Key Decisions for Investors

  • Long GOOGL (Alphabet) — 6–12 months, 2–3% NAV position. Rationale: benefits from durable first‑party signals (YouTube, Search) and CPM reallocation; target +15–25% if ad spend re-prices to walled gardens. Stop-loss -12% if regulatory actions accelerate or YouTube ad load weakens.
  • Short TTD (The Trade Desk) — 3–9 months, 1–2% NAV. Rationale: disproportionately exposed to cookieless targeting friction and open‑web publishers; upside is limited if advertisers rotate to deterministic platforms.
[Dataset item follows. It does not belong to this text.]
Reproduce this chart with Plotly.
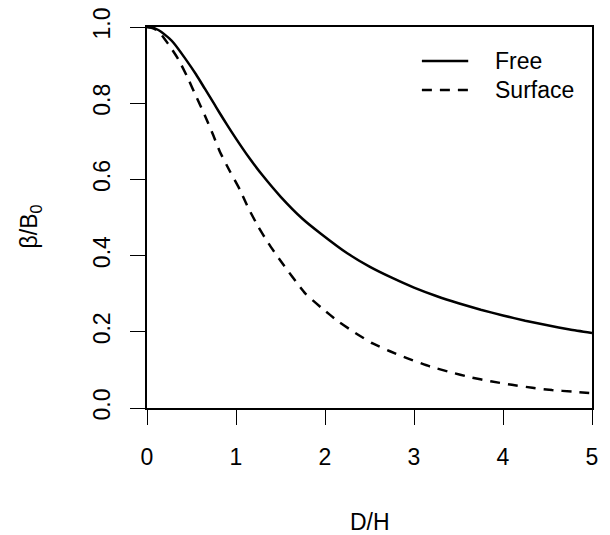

Risk: TTD could win with unified ID solutions; cap loss at +18% and consider hedging with call spread.
  • Long NYT (New York Times) — 12–24 months, 1–2% NAV. Rationale: subscription revenue insulates from ad CPM volatility and could be re-valued higher as investors pay up for recurring cash flows; target +25% on multiple expansion. Watch churn metrics and content investment cadence; stop-loss -10%.
  • Pair trade: Long AMZN (advertising exposure) / Short an open‑web publisher ETF or selected ad‑dependent media — 6–12 months, net delta-neutral sizing. Rationale: Amazon captures more ad dollars via purchase intent data while open-web advertising faces greater opt-out leakage; aim for asymmetric 2:1 reward:risk. Close on clear signs of rev-share normalization or regulatory clampdown.